▼
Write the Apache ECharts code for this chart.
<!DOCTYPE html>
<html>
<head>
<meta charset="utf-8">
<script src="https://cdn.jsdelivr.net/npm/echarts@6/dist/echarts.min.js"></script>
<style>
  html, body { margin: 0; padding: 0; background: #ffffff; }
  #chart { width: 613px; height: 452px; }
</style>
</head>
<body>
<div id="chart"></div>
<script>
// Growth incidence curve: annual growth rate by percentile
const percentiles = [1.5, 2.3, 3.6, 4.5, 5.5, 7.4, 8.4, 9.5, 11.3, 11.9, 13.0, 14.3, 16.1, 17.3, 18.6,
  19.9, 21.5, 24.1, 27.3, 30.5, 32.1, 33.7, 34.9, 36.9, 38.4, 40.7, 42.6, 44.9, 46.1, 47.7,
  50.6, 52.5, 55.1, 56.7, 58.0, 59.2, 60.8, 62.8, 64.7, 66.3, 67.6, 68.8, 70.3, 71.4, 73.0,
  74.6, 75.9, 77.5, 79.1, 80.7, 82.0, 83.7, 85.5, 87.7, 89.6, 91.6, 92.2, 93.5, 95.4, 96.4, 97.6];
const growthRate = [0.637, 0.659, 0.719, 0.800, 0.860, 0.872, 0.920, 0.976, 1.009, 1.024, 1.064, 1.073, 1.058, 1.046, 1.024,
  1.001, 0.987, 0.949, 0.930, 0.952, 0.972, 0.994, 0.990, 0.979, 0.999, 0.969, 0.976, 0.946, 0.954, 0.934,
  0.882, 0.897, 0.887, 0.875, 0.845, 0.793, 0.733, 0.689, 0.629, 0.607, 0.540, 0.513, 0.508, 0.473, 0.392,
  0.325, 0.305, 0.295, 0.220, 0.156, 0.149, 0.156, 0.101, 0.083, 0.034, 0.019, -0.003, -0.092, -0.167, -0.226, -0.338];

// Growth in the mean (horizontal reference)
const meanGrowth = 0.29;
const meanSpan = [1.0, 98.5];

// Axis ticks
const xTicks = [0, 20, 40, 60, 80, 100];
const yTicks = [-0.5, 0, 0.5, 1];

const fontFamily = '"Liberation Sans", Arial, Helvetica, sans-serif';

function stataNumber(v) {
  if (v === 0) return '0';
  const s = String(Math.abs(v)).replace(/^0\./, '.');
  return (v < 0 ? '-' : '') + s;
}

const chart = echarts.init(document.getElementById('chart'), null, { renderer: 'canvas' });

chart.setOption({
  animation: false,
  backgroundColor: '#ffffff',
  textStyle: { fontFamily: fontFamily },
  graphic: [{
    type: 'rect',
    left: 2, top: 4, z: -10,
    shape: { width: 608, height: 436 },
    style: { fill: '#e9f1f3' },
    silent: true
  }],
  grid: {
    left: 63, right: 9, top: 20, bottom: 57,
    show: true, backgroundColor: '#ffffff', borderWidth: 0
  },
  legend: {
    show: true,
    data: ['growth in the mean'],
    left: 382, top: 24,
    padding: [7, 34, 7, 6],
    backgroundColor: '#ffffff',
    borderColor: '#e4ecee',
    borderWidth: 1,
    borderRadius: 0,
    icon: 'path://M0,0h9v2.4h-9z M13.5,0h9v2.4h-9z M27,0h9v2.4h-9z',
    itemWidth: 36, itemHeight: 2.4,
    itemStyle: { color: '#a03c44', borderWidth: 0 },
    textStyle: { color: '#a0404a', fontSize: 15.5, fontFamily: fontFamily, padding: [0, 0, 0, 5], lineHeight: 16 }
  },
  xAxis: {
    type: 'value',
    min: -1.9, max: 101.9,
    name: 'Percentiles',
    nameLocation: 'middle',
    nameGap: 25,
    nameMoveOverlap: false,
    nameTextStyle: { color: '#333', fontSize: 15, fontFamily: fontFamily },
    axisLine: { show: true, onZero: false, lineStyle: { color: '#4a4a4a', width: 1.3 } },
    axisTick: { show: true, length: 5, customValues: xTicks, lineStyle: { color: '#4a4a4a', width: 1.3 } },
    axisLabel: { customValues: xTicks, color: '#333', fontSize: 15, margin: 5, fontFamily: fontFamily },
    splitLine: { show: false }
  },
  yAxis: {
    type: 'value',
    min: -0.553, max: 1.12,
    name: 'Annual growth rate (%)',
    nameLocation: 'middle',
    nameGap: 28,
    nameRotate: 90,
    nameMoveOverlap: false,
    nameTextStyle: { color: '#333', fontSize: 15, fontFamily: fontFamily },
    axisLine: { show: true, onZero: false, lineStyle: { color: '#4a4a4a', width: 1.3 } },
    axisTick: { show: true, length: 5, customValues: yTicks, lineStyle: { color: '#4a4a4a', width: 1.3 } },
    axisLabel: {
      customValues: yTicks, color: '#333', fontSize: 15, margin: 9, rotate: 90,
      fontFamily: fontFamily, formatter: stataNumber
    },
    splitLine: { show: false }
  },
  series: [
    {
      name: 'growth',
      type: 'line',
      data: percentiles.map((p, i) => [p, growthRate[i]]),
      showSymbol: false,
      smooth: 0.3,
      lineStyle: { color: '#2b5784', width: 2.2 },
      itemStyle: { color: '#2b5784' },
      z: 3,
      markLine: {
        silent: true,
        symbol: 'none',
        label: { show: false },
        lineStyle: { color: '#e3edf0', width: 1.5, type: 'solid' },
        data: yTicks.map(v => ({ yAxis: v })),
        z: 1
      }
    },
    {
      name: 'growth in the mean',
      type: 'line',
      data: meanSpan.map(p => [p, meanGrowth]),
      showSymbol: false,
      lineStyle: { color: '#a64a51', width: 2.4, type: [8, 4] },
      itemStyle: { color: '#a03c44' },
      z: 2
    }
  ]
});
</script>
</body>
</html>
▲
▼
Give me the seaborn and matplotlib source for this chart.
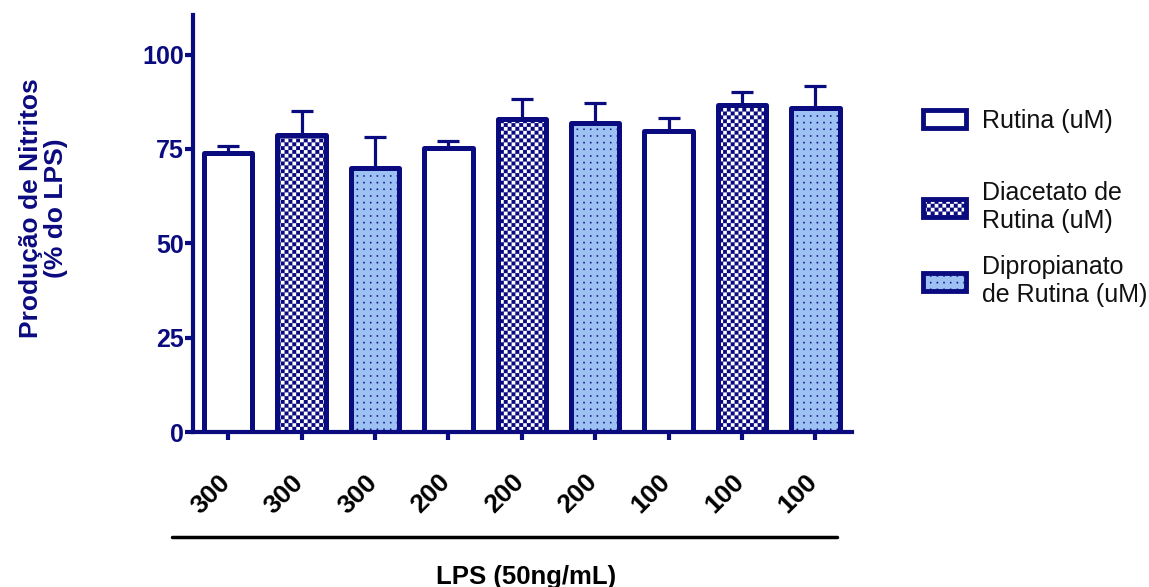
▲
TASK DETAILS: Which lines above contain "this"? Show each of them.

EXERCISE OUTPUT:
Write the Apache ECharts code for this chart.
Give me the seaborn and matplotlib source for this chart.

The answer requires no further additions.